Print, word for word, the opening line of the data below and every line after it through the line that contains "(n6) at (955,297)", but not the pictures.
- - - - - - -
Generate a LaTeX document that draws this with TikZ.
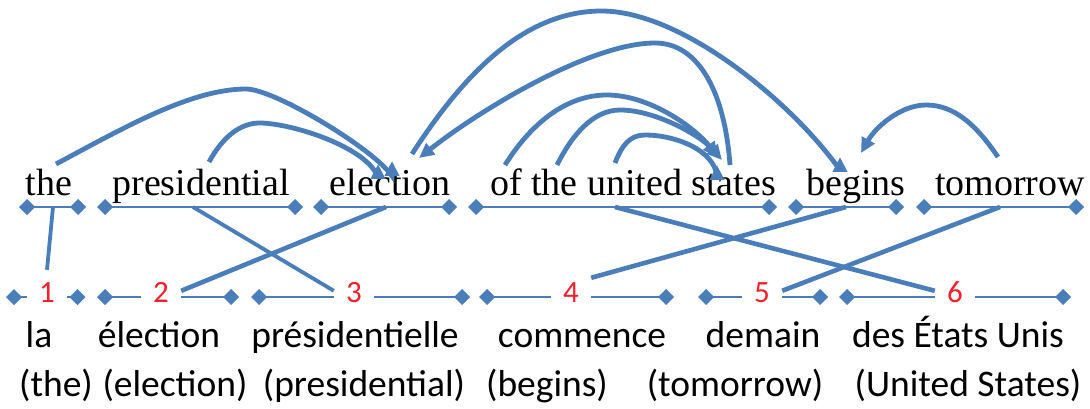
\documentclass[tikz,border=0pt]{standalone}
\usepackage{fontspec}
\setmainfont{Liberation Serif}
\newfontfamily\calib{Carlito}
\usetikzlibrary{arrows.meta,calc}
\definecolor{lb}{HTML}{4A7EBB}
\definecolor{nr}{HTML}{F2202B}
\begin{document}
\begin{tikzpicture}[x=1pt,y=-1pt,
  tw/.style={font=\fontsize{38}{40}\selectfont, inner sep=0pt, anchor=base},
  bw/.style={font=\calib\fontsize{37.5}{40}\selectfont, inner sep=0pt, anchor=base},
  num/.style={font=\calib\fontsize{31}{32}\selectfont, text=nr, inner sep=0pt,
    minimum width=40pt, text height=11pt, text depth=1pt},
  dia/.tip={Diamond[length=16pt,width=16pt]},
  seg/.style={lb, line width=2.6pt, {dia}-{dia}},
  half/.style={lb, line width=2.6pt, {dia}-},
  cross/.style={lb, line width=4.6pt},
  arc/.style={lb, line width=4.8pt, -{Triangle[length=15pt,width=14pt]}}]
\useasboundingbox (0,0) rectangle (1090,409);

% top words
\node[tw] (w1) at (49,196) {the};
\node[tw] (w2) at (201,196) {presidential};
\node[tw] (w3) at (390,196) {election};
\node[tw] (w4) at (633,196) {of the united states};
\node[tw] (w5) at (856,196) {begins};
\node[tw] (w6) at (1010,196) {tomorrow};

% top segments
\coordinate (s1l) at (19,207); \coordinate (s1r) at (86,207);
\coordinate (s2l) at (97,207); \coordinate (s2r) at (303,207);
\coordinate (s3l) at (313,207); \coordinate (s3r) at (457,207);
\coordinate (s4l) at (468,207); \coordinate (s4r) at (777,207);
\coordinate (s5l) at (788,207); \coordinate (s5r) at (904,207);
\coordinate (s6l) at (916,207); \coordinate (s6r) at (1084,207);
\foreach \i in {1,...,6} \draw[seg] (s\i l) -- (s\i r);

% number nodes
\node[num] (n1) at (47,297) {1};
\node[num] (n2) at (161,297) {2};
\node[num] (n3) at (354,297) {3};
\node[num] (n4) at (571,297) {4};
\node[num] (n5) at (762,297) {5};
\node[num] (n6) at (955,297) {6};

% bottom segments
\coordinate (b1l) at (6,297);   \coordinate (b1r) at (85.5,297);
\coordinate (b2l) at (97,297);  \coordinate (b2r) at (239,297);
\coordinate (b3l) at (251,297); \coordinate (b3r) at (470,297);
\coordinate (b4l) at (479,297); \coordinate (b4r) at (674,297);
\coordinate (b5l) at (698,297); \coordinate (b5r) at (828,297);
\coordinate (b6l) at (839,297); \coordinate (b6r) at (1071,297);
\foreach \i in {1,...,6} {
  \draw[half] (b\i l) -- (n\i.west);
  \draw[half] (b\i r) -- (n\i.east);
}

% bottom words
\node[bw] (f1) at (39,347) {la};
\node[bw] (f2) at (159,347) {élection};
\node[bw] (f3) at (355,347) {présidentielle};
\node[bw] (f4) at (582,347) {commence};
\node[bw] (f5) at (763,347) {demain};
\node[bw] (f6) at (958,347) {des États Unis};
\node[bw] (g1) at (56,396) {(the)};
\node[bw] (g2) at (175,396) {(election)};
\node[bw] (g3) at (364,396) {(presidential)};
\node[bw] (g4) at (547,396) {(begins)};
\node[bw] (g5) at (735,396) {(tomorrow)};
\node[bw] (g6) at (968,396) {(United States)};

% alignment connectors
\coordinate (c1) at (53,207);
\coordinate (c2) at (193,207);
\coordinate (c3) at (386,207);
\coordinate (c4) at (615,207);
\coordinate (c5) at (846,207);
\coordinate (c6) at (1000,207);
\draw[cross, line width=3.8pt] (c1) -- ([yshift=21pt]n1.north);
\draw[cross, line width=3.8pt] (c2) -- (n3.north west);
\draw[cross] (c3) -- (n2.north east);
\draw[cross] (c4) -- (n6.north west);
\draw[cross] (c5) -- ([yshift=13pt]n4.north east);
\draw[cross] (c6) -- (n5.north east);

% dependency arcs
\coordinate (a1s) at (56,164);   \coordinate (a1e) at (392,161);
\coordinate (a2s) at (209,162);  \coordinate (a2e) at (378,164);
\coordinate (a3s) at (412,154);  \coordinate (a3e) at (840,157);
\coordinate (a4s) at (730,165);  \coordinate (a4e) at (419,158);
\coordinate (a5s) at (505,165);  \coordinate (a5e) at (718,157);
\coordinate (a6s) at (557,165);  \coordinate (a6e) at (722,160);
\coordinate (a7s) at (615,163);  \coordinate (a7e) at (717,165);
\coordinate (a8s) at (998,157);  \coordinate (a8e) at (861,153);

\draw[arc] (a1s) .. controls (120,130) and (190,89) .. (246,89)
  .. controls (275,89) and (375,150) .. (392,176) -- (a1e);
\draw[arc] (a2s) .. controls (222,138) and (240,122) .. (262,123)
  .. controls (300,125) and (370,150) .. (378,178) -- (a2e);
\draw[arc] (a3s) .. controls (460,80) and (520,12) .. (600,11)
  .. controls (680,10) and (790,100) .. (840,170) -- (a3e);
\draw[arc] (a4s) .. controls (725,95) and (700,43) .. (655,43)
  .. controls (590,43) and (480,110) .. (a4e);
\draw[arc] (a5s) .. controls (530,125) and (565,95) .. (607,95)
  .. controls (650,95) and (695,128) .. (a5e);
\draw[arc] (a6s) .. controls (572,135) and (593,110) .. (620,110)
  .. controls (655,110) and (700,135) .. (a6e);
\draw[arc] (a7s) .. controls (622,145) and (630,135) .. (645,135)
  .. controls (675,135) and (715,150) .. (717,177) -- (a7e);
\draw[arc] (a8s) .. controls (975,123) and (953,105) .. (926,105)
  .. controls (900,105) and (875,128) .. (a8e);
\end{tikzpicture}
\end{document}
- - - - - - -
— CORRECT OUTPUT —
Generate a LaTeX document that draws this with TikZ.
\documentclass[tikz,border=0pt]{standalone}
\usepackage{fontspec}
\setmainfont{Liberation Serif}
\newfontfamily\calib{Carlito}
\usetikzlibrary{arrows.meta,calc}
\definecolor{lb}{HTML}{4A7EBB}
\definecolor{nr}{HTML}{F2202B}
\begin{document}
\begin{tikzpicture}[x=1pt,y=-1pt,
  tw/.style={font=\fontsize{38}{40}\selectfont, inner sep=0pt, anchor=base},
  bw/.style={font=\calib\fontsize{37.5}{40}\selectfont, inner sep=0pt, anchor=base},
  num/.style={font=\calib\fontsize{31}{32}\selectfont, text=nr, inner sep=0pt,
    minimum width=40pt, text height=11pt, text depth=1pt},
  dia/.tip={Diamond[length=16pt,width=16pt]},
  seg/.style={lb, line width=2.6pt, {dia}-{dia}},
  half/.style={lb, line width=2.6pt, {dia}-},
  cross/.style={lb, line width=4.6pt},
  arc/.style={lb, line width=4.8pt, -{Triangle[length=15pt,width=14pt]}}]
\useasboundingbox (0,0) rectangle (1090,409);

% top words
\node[tw] (w1) at (49,196) {the};
\node[tw] (w2) at (201,196) {presidential};
\node[tw] (w3) at (390,196) {election};
\node[tw] (w4) at (633,196) {of the united states};
\node[tw] (w5) at (856,196) {begins};
\node[tw] (w6) at (1010,196) {tomorrow};

% top segments
\coordinate (s1l) at (19,207); \coordinate (s1r) at (86,207);
\coordinate (s2l) at (97,207); \coordinate (s2r) at (303,207);
\coordinate (s3l) at (313,207); \coordinate (s3r) at (457,207);
\coordinate (s4l) at (468,207); \coordinate (s4r) at (777,207);
\coordinate (s5l) at (788,207); \coordinate (s5r) at (904,207);
\coordinate (s6l) at (916,207); \coordinate (s6r) at (1084,207);
\foreach \i in {1,...,6} \draw[seg] (s\i l) -- (s\i r);

% number nodes
\node[num] (n1) at (47,297) {1};
\node[num] (n2) at (161,297) {2};
\node[num] (n3) at (354,297) {3};
\node[num] (n4) at (571,297) {4};
\node[num] (n5) at (762,297) {5};
\node[num] (n6) at (955,297) {6};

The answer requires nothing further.